Now, growing up I saw a lot of Bill Cosby. If he wasn’t pitching me Jell-O pudding pops or eating sub sandwiches with potato chips, he was teaching his TV kids, and by transitive properties me, life lessons. (As a side note, ladies: statement sweaters are in for fall so, go ahead and get your Cosby on.)

At the 2013 Bill Cosby performance at the Mountain Winery, there was little fan fare. Mr. Cosby came out in sweats and needed little to accompany him. The stage set-up was minimalistic, especially when you consider this is a man who has been doing comedy since the early 1960’s. (He even got his start at the Hungry I in San Francisco.) Bill Cosby is more than a comedian. He’s an actor, producer, writer, musician, and educator. Mr. Cosby is a legend and he’s known for being an activist and for openly sharing his thoughts and opinions, met with some controversy.

But if you brought your children, which some did, to the lovely May evening in Saratoga, there was nothing controversial about his performance. Mr. Cosby talked about his love for the Bay Area and sweetly reminisced about performing at the Circle Star Theater in San Carlos back in the ‘70’s. It was an evening of story-telling.

Mr. Cosby started with stories of growing up. He began the night with: “A lot of comics will say, ‘I grew up poor and I didn’t know it.’ That’s the difference. I grew up poor. And I KNEW it!” He recounted stories of dates as a young man, trying to impress girls with his beat-up car. He mentioned being discovered by the famous William Harrah, who not only had Mr. Cosby perform in Tahoe at the beginning of his career but also took to him so much that he gifted him a Ferrari. Not bad for the young man who once had a keep a generator running to keep his car going. The history of Bill Cosby runs deep. I wished he would have talked more about Sheldon Leonard, the producer and director of “I Spy”. But Sheldon and his wife were the center of a hilarious story and remained only a mention.

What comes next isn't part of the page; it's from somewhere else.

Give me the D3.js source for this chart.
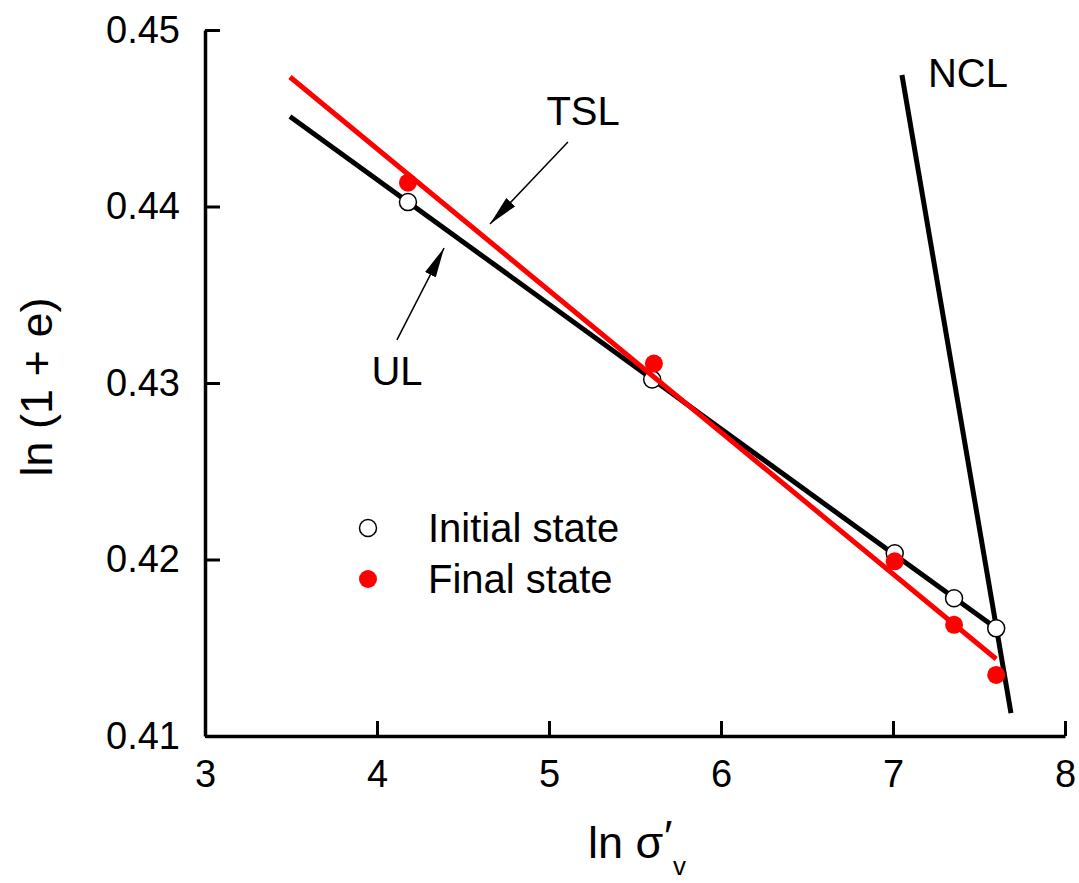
<!DOCTYPE html>
<html>
<head>
<meta charset="utf-8">
<script src="https://cdn.jsdelivr.net/npm/d3@7"></script>
<style>
  body { margin: 0; background: #fff; }
  text { font-family: Arial, "Liberation Sans", sans-serif; fill: #000; }
</style>
</head>
<body>
<svg id="chart" width="1079" height="883"></svg>
<script>
// ---- Data ----
const xTicks = [3, 4, 5, 6, 7, 8];
const yTicks = [0.41, 0.42, 0.43, 0.44, 0.45];
const yTickLabels = ["0.41", "0.42", "0.43", "0.44", "0.45"];

const initialX = [4.18, 5.60, 7.01, 7.355, 7.60];
const initialY = [0.44025, 0.43020, 0.42035, 0.41780, 0.41610];
const finalX   = [4.18, 5.61, 7.01, 7.355, 7.60];
const finalY   = [0.44135, 0.43110, 0.41990, 0.41630, 0.41346];

// fitted lines (endpoints)
const ulLineX  = [3.494, 7.60];
const ulLineY  = [0.44510, 0.41610];
const tslLineX = [3.494, 7.60];
const tslLineY = [0.44734, 0.41436];
const nclLineX = [7.052, 7.686];
const nclLineY = [0.44745, 0.41130];

// annotation labels and arrows
const labelText = ["TSL", "UL", "NCL"];
const labelX = [5.198, 4.116, 7.436];
const labelY = [0.44462, 0.42989, 0.44677];
const arrowFromX = [5.110, 4.116];
const arrowFromY = [0.44365, 0.43244];
const arrowToX   = [4.657, 4.390];
const arrowToY   = [0.43901, 0.43765];

const legendLabels = ["Initial state", "Final state"];

// ---- Layout ----
const svg = d3.select("#chart");
const x = d3.scaleLinear().domain([3, 8]).range([205, 1065]);
const y = d3.scaleLinear().domain([0.41, 0.45]).range([736, 30]);

// axes
const xAxis = d3.axisBottom(x).tickValues(xTicks).tickFormat(d3.format("d"))
  .tickSizeInner(-15).tickSizeOuter(0).tickPadding(24);
const yAxis = d3.axisLeft(y).tickValues(yTicks).tickFormat((d, i) => yTickLabels[i])
  .tickSizeInner(-15).tickSizeOuter(0).tickPadding(25);

const gx = svg.append("g").attr("transform", `translate(0,${y(0.41)})`).call(xAxis);
const gy = svg.append("g").attr("transform", `translate(${x(3)},0)`).call(yAxis);
[gx, gy].forEach(g => {
  g.select(".domain").attr("stroke", "#000").attr("stroke-width", 3.5);
  g.selectAll(".tick line").attr("stroke", "#000").attr("stroke-width", 3);
  g.selectAll(".tick text").style("font-size", "38px")
    .style("font-family", "Arial, 'Liberation Sans', sans-serif").attr("fill", "#000");
});
gx.selectAll(".tick text").attr("dy", "0.71em");
gy.selectAll(".tick text").attr("dy", "0.32em");

// lines
const line = d3.line().x(d => x(d[0])).y(d => y(d[1]));
const zip = (a, b) => a.map((v, i) => [v, b[i]]);

svg.append("path").datum(zip(ulLineX, ulLineY)).attr("d", line)
  .attr("fill", "none").attr("stroke", "#000").attr("stroke-width", 5);
svg.append("path").datum(zip(nclLineX, nclLineY)).attr("d", line)
  .attr("fill", "none").attr("stroke", "#000").attr("stroke-width", 5);

svg.append("g").selectAll("circle").data(zip(initialX, initialY)).join("circle")
  .attr("cx", d => x(d[0])).attr("cy", d => y(d[1])).attr("r", 8.5)
  .attr("fill", "#fff").attr("stroke", "#000").attr("stroke-width", 1.5);

svg.append("path").datum(zip(tslLineX, tslLineY)).attr("d", line)
  .attr("fill", "none").attr("stroke", "#ff0000").attr("stroke-width", 5);

svg.append("g").selectAll("circle").data(zip(finalX, finalY)).join("circle")
  .attr("cx", d => x(d[0])).attr("cy", d => y(d[1])).attr("r", 9)
  .attr("fill", "#ff0000");

// arrows
const defs = svg.append("defs");
defs.append("marker").attr("id", "arrowhead")
  .attr("viewBox", "0 0 30 12").attr("refX", 30).attr("refY", 6)
  .attr("markerWidth", 30).attr("markerHeight", 12)
  .attr("markerUnits", "userSpaceOnUse").attr("orient", "auto")
  .append("path").attr("d", "M0,0 L30,6 L0,12 Z").attr("fill", "#000");

arrowFromX.forEach((fx, i) => {
  svg.append("line")
    .attr("x1", x(fx)).attr("y1", y(arrowFromY[i]))
    .attr("x2", x(arrowToX[i])).attr("y2", y(arrowToY[i]))
    .attr("stroke", "#000").attr("stroke-width", 1.5)
    .attr("marker-end", "url(#arrowhead)");
});

// labels
labelText.forEach((t, i) => {
  svg.append("text").attr("x", x(labelX[i])).attr("y", y(labelY[i]))
    .attr("text-anchor", "middle").style("font-size", "40px").text(t);
});

// legend
const legY = [528, 579];
svg.append("circle").attr("cx", 368).attr("cy", legY[0]).attr("r", 8.5)
  .attr("fill", "#fff").attr("stroke", "#000").attr("stroke-width", 1.5);
svg.append("circle").attr("cx", 368).attr("cy", legY[1]).attr("r", 9)
  .attr("fill", "#ff0000");
legendLabels.forEach((t, i) => {
  svg.append("text").attr("x", 428).attr("y", legY[i] + 14)
    .style("font-size", "40px").text(t);
});

// axis titles
svg.append("text")
  .attr("transform", "translate(52,387) rotate(-90)")
  .attr("text-anchor", "middle").style("font-size", "45px").text("ln (1 + e)");

svg.append("text").attr("x", 588).attr("y", 858).style("font-size", "45px").text("ln σ");
svg.append("text").attr("x", 664).attr("y", 852).style("font-size", "45px").text("′");
svg.append("text").attr("x", 673).attr("y", 875).style("font-size", "26px").text("v");
</script>
</body>
</html>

Mr. Cobsy’s stories moved to the differences between men and women. Which lead to a gentle teasing tof the ladies in attendance and then to a respectful joking about his wife. The three hours flew by and all his stories rated PG-13. Considering the sold-out crowd was in fits of laughter and fully engaged the whole time, this is extremely rare AND impressive.

My favorite segments of the Cosby set included the stories of spending time with his wife and relying on his best friend Ed to help him out of a jam. His timing was impeccable, his natural and melodic,  and the crowd became engaged in a full call and response for the last hour. If you’re looking for an honest, clean show with a sweet spirit, then I highly recommend seeing Bill Cosby. It’s a legendary show and will immediately transport you to your childhood as an adult. Pudding cups and Ray Charles track not included.

Now, I’m not sure what Bill Cosby thinks of Dave Chappelle. And I don’t forsee Mr. Cosby making a surprise guest appearance at Shoreline on Friday. But I do suggest seeing Dave Chappelle at the Oddball Fest should you have the chance. If not, I suggest seeing him the next time he surprises a small club locally.

If you’re lucky, you will learn a thing or two.